It is possible, for instance, to measure an apple. We can see what its volume and density are and we can say that the apple ends where the air around it begins. Yet, every measurement we make upon this apple is only an approximation; we cannot know exactly how big it is. This limitation is not in place because our instruments are faulty, but because our very definition of the apple is lacking. The definition fails to take into account the billions of molecules that are constantly entering and leaving the apple. Clearly, when "inside" the apple the molecules are part of it, but it is impossible to know where exactly this transition takes place on a molecular scale. Moreover, determining when these molecules are part of the atmosphere and when they are part of the apple is also impossible. Basically, at some point portions of the apple must simultaneously be portions of the atmosphere. This is true of all physical objects: parts of objects are at a single point and time parts of other objects that we generally regard to be separate from them. Essentially, where we draw the line between the apple and the air is completely arbitrary and fails to coincide with any physical truth. Similarly, asserting that there is a difference between a physical apple and a mental image of that apple runs across the same problem of finding where the physical object ends.

This debate takes a more difficult turn when considering the mind and the body in particular. The mind, by the dualists' definition, is explicitly non-physical. So, it should be simple to say that it is separate from the body because we defined it as such; by being non-physical the fact that physical objects fail to have meaningful boundaries should not affect it. Unfortunately, the fact that it experiences some form of interface with the physical world implies that a causal relationship exists, even if we cannot fully understand it. Since a relationship exists and the mind is overtly spiritual, the physical world must have a boundary, or a point where information can be exchanged. But the physical universe fails to exhibit any clear boundaries; in fact, aspects of the universe exist that our senses cannot experience. How can we hope to define the physical universe if we lack the ability to enumerate its parts? Just as with the apple and the air, the line between the mind and the body can only be drawn arbitrarily. Ultimately, any classical definition of the human being upon these grounds must fail as well. Humans cannot all be thrown under this same arbitrary distinction based upon an immaterial mind, which cannot be measured.

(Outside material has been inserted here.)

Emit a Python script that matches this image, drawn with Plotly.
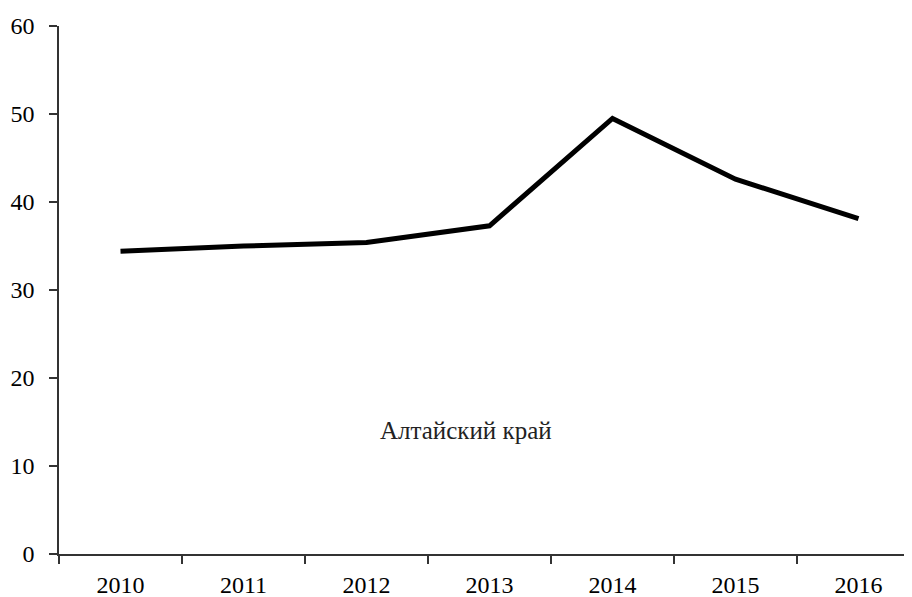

Still, if we are to accept that human beings can be defined through their time-fixing attributes, then it is only natural to wonder whether or not it is reasonable to assign this property to man alone. Is it possible that other animals have significant intelligence to weigh their actions of their past to decide what to do in their future? Philosopher Ernst Cassirer categorically rejects such a notion: "Man has, as it were, discovered a new method of adapting himself to his environment. . . . As compared with other animals man lives not merely in a broader reality; he lives, so to speak, in a new dimension of reality."

Korzybski concurs with this position and takes it one step further: "Human nature, this time-binding power, not only has the peculiar capacity for perpetual progress, but it has, over and above all animal propensities, certain qualities constituting it a distinctive dimension or type of life."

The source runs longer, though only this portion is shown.